Partners applaud Chambers’ back-to-basics memo

Zarek and MacDonald

Compugen's Zarek (left) and Long View Systems' MacDonald (right) say Chambers' memo is a positive step

Two major Cisco Canada partners are optimistic about the company’s direction following last week’s admission from CEO John Chambers that it needs to make some changes.

Although both stress that details are still to come and that the key will be in those details and Cisco’s execution on them, both Harry Zarek, president and CEO of Compugen and Kent MacDonald, vice president of business development at Long View Systems, give Chambers memo (full text available here) a thumbs up.

In the memo, Chambers admits that while there are things that Cisco does very well, there are also some things it has do better at, and gives an outline of the plan to improve execution in those challenged areas.

Key among the changes Chambers lays out in the memo is an increased focus on some of the company’s biggest opportunities – its core routing and switching business, video, collaboration, virtualization, data centre and cloud – at the expense of some of the additional areas it has added on over the year.

Although Chambers has often boasted about how moving from a ‘command and control’ structure to a management culture with leadership councils for each priorities has allowed Cisco to pursue a myriad of other markets, Zarek indicated he’s long held skepticism towards the approach.

“I, along with many other partners, was a little taken aback when they identified the large number of adjacent markets they were going to go after,” he said. “This is a bit of a wake-up call that you can’t do everything. Even an organization as successful as Cisco needs to be focused on where they can make a difference.”

MacDonald said that some of those adjacencies have proven a distraction that has “allowed to competition to narrow the gaps” with the networking giant in some core areas, but that the new top priorities match up particularly well with the priorities of Long View, and many of the company’s other partners.

“They’re heard what the partners and customers are saying are their primary focuses,” MacDonald said. “I’m happy to see them put the accelerator down and regain the distance between them and the competition. I anticipate a closer relationship because of the alignment of our core focuses. “

Zarek said the focus areas are the right ones for Cisco because they’re all significant multi-billion dollar businesses, they all represent growth opportunities for Cisco, and they’re fields where “Cisco is well-position to deliver good value and innovation.”

Another major theme of the Chambers memo is the idea that Cisco has some operational challenges it has to address. While virtually every channel chief or CEO will tell partners that being “easier to do business with” is a top priority, most will find that hard to deliver upon, especially when you’re a large, multi-business organization that’s expanding in many directions at one time, as Cisco typically is.

“As wonderful as Cisco is from a channel perspective, they remain a bit of a beast in terms of process,” MacDonald said.

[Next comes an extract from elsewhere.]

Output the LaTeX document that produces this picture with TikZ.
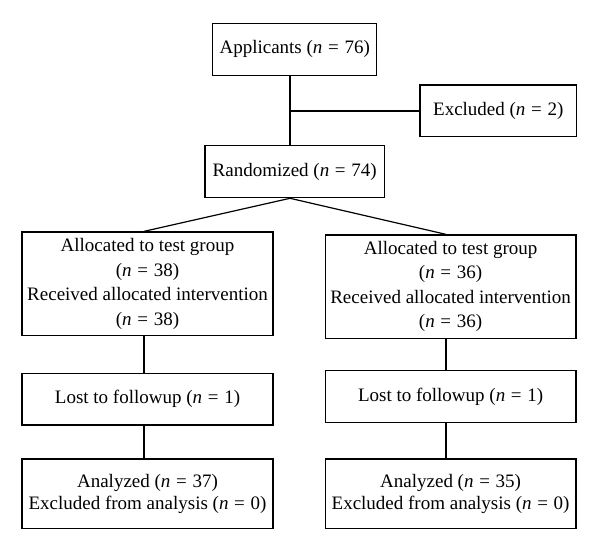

Zarek called such operational issues the biggest issues with Cisco, and noted that Cisco has to tackle them now, especially because the field in which the company plays is increasingly crowded, and competitors including HP and Juniper are positioning themselves for a run at Cisco’s home turf of the network closet.

“When they were the only game in town for networking, you had align your operational capability to match theirs,” Zarek said. “But as it gets more competitive, they need to adapt.”

Zarek said he believes the late February introduction of Gary Moore as the company’s first-ever chief operating officer is a sign that the company is taking its operational challenges seriously and is ready to deal with them. Prior to taking on that role, Moore headed up strategy and execution for Cisco’s services operation, an $8 billion (U.S.) business unto itself.

“Assiging a COO is a brilliant move,” Zarek said. “Too few technology companies do that. Putting an experienced operations person who knows Cisco well into that role speaks very highly of how seriously they’re looking to transform themselves.”

One thing MacDonald questions: couldn’t this assessment from Chambers have come a month earlier?

“I would have loved to hear about this at Partner Summit,” he said, referring to the company’s late-March gathering in New Orleans. “I was looking for it.”